1996 saw the Australian premiere of Larry Kramer’s The Destiny of Me about the early days of AIDS, its cast including Dmitri Psiropoulos. In the slot the next year was David Geary’s Lovelock’s Dream Run directed by Ken Boucher, its subject the NZ Olympic athlete. From 1998 to 2000 Gill Falson directed a trilogy of gay and lesbian cabarets ~ No Funny Business, Lots More Funny Business and Life is a Funny Business ~ a creative collaboration from NT writers, performers and musical directors.

As part of regular programming, male homosexual intimacy was the subject of Canadian playwright Brad Fraser’s Unidentified Human Remains and the True Nature of Love and Poor Superman, the latter in repertory with local writer Gina Schien’s Relative Comfort exploring lesbian relationships.

Alex Harding’s Australian musical Only Heaven Knows had a successful season in 1998.

Set in the 1940s/50s gay subculture of Kings Cross, it was directed by Pete Nettell and designed by Wayne Harris, with Paul Flynn playing the lead.

2001 opened with Alice Livingstone’s production of Once in a while the odd thing happens charting the struggle of Benjamin Britten to come to terms with his sexuality. This was followed by an Australian work The Man in the Moon is a Miss by Cameron Sharp and George Torbay.

The official 2002 Mardi Gras show was Gross Indecency: The Three Trials of Oscar Wilde in repertory with Barry Lowe’s concept The Importance of Being Earnest: a prison fantasy with the same performers and production team, headed by director Elaine Hudson. Performance times were changed on “Wilde Weekends”.

Added to the season were a moved reading of Michael Neaylon’s Six Pack, and Louise Fischer’s cabaret Lemon Delicious: A Celebration of Sheilas, a concept repeated in 2003 and 2004. Vampire Lesbians of Sodom was a supporting production in 2007, and in 2006 there was a Workshop reading of Ray Goodlass’ Teaching the Fairy to Swim re the unsolved Adelaide murder by drowning of university lecturer George Duncan in 1972.

Mark Ravenhill’s Mother Clap’s Molly House played to good houses in 2003.

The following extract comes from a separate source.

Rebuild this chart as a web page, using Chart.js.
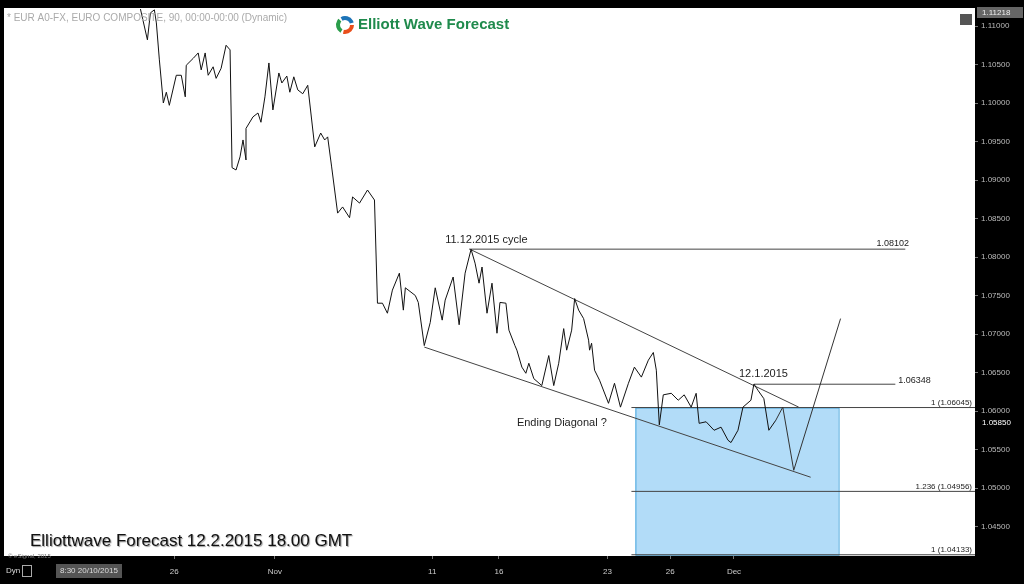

Staged for Mardi Gras in 2004 was Falsettos directed by Brendan McDonall who also directed Falling Petals by Melbourne writer Ben Ellis the next year. Lee Blessing’s Thief River was the official Mardi Gras show in 2006; Tango Masculino in 2007; the controversial Corpus Christie in 2008; Take Me Out about baseball players in 2009; Hardcore in 2010; Canary in 2011 ("We're still the litmus test of whether a society respects human rights. We're the canaries in the mine”); The Temperamentals in 2012; and Milk Milk Lemonade in 2013. The next two Mardi Gras seasons saw revivals of Privates on Parade and Mother Clap’s Molly House.